Inchinata del 1725: la violenza stravolge il tradizionale evento religioso tiburtino

A volte la follia umana non si arresta neppure in momenti e situazioni altamente spirituali, anzi li sconvolge al punto da mettere seriamente in pericolo molte vite.
E’ ciò che capitò nel lontano 1725 la sera del 14 agosto in occasione della tradizionale Inchinata. La macchina processionale, recante il Trittico del SS.Salvatore, aveva già lasciato la Cattedrale di S.Lorenzo, in cui era ed è sempre custodita, per attraversare le vie tiburtine e raggiungere quella che attualmente è chiamata Piazza Trento (e che un tempo prendeva il nome omonimo dalla chiesa di S.Maria Maggiore qui situata). Qui avrebbe avuto luogo, sotto i tradizionali archi di mortella, l’inchino delle due sacre icone del SS.mo Salvatore e della Madonna delle Grazie (custodita nella predetta chiesa di S.Maria Maggiore e portata all’esterno per questa occasione).
Quell’anno però c’era nell’aria molto malumore: da tempo si registrava una discordia tra i canonici della Cattedrale e quelli della chiesa di S.Maria Maggiore (S.Francesco per i Tiburtini essendo retta dall’ordine del Poverello di Assisi).

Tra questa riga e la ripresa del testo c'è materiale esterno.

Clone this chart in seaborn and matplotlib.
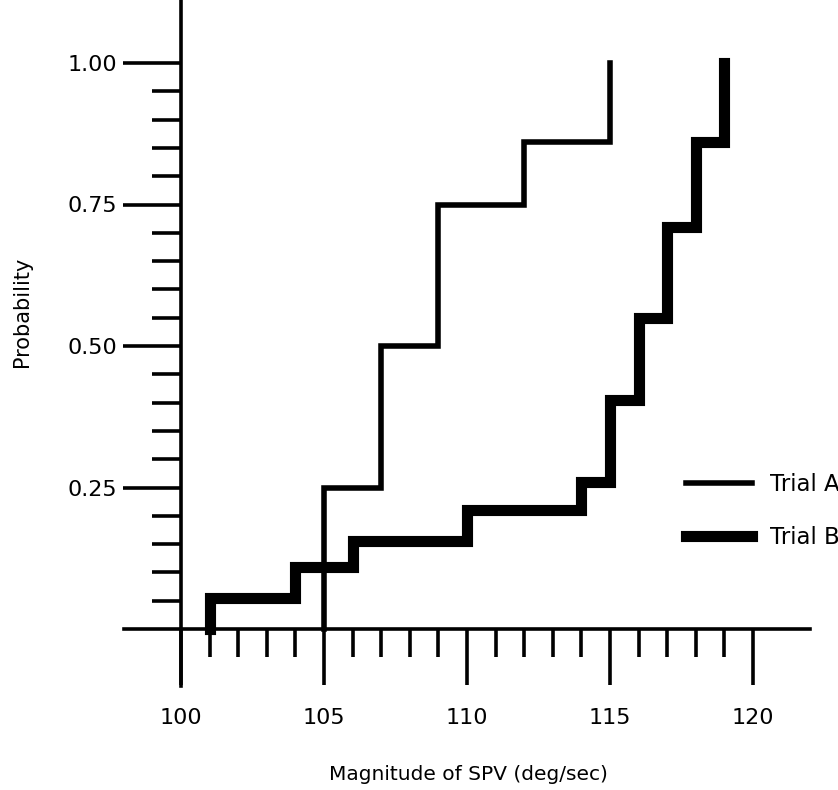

Ingrandisce foto Madonna delle Grazie

Il motivo del dissapore era costituito dal fatto che i canonici francescani non avrebbero provveduto ad allestire dignitosamente il Coro, in cui dovevano trovare posto i confratelli del Duomo per assistere alla Messa cantata. Di qui la decisione, presa dai canonici della Basilica, di tornare al termine della processione “a casa propria” senza assistere alla Messa cantata celebrata nella chiesa di S.Maria Maggiore.

Costoro presero anche un’altra decisione (comunicata anche ai confratelli del Salvatore): approfittando dell’assenza del Vescovo di Tivoli, Mons. Antonio Fonseca, ed assicurandosi la complicità del Vicario Generale, si appoggiarono ad una banda di seguaci armandoli ed appostandoli nei dintorni di Piazza Santa Croce, dove doveva passare la processione. La cosa però venne risaputa dalla popolazione e dai canonici di S.Maria Maggiore. Semplici cittadini si armarono e si mescolarono ai confratelli della compagnia dei polverari con l’intento di inserirsi nelle prime file della processione e conseguentemente di far retrocedere i canonici della Cattedrale alle ultime posizioni. La tensione esplose in Via della Missione, nei pressi dell’incrocio con Via di Santa Maria Maggiore; le due fazioni si presero a pistolettate ed archibugiate in un pericoloso tumulto. La processione fu interrotta e la macchina processionale del SS.Salvatore riparò in fretta e furia nella vicina chiesa di San Biagio (Piazza del Plebiscito).


Inchinata

Il Padre Domenicano Superiore riuscì a calmare gli animi. Quanto accaduto venne alle orecchie del pontefice Benedetto XIII che ordinò che la processione interrotta fosse ripetuta la domenica mattina del 16 settembre di quello stesso anno e, per assicurarsi che tutto andasse bene, inviò anche una squadra di gendarmi.

Ma la cosa non filò del tutto liscia come risulta dalla cronaca redatta da un Padre Conventuale della chiesa di S.Maria Maggiore il quale fu testimone di quanto accadde. Costui riferisce che i Tiburtini attendevano con impazienza che il Vescovo Fonseca pubblicasse l’ordine di ripetere la processione come il Papa aveva stabilito.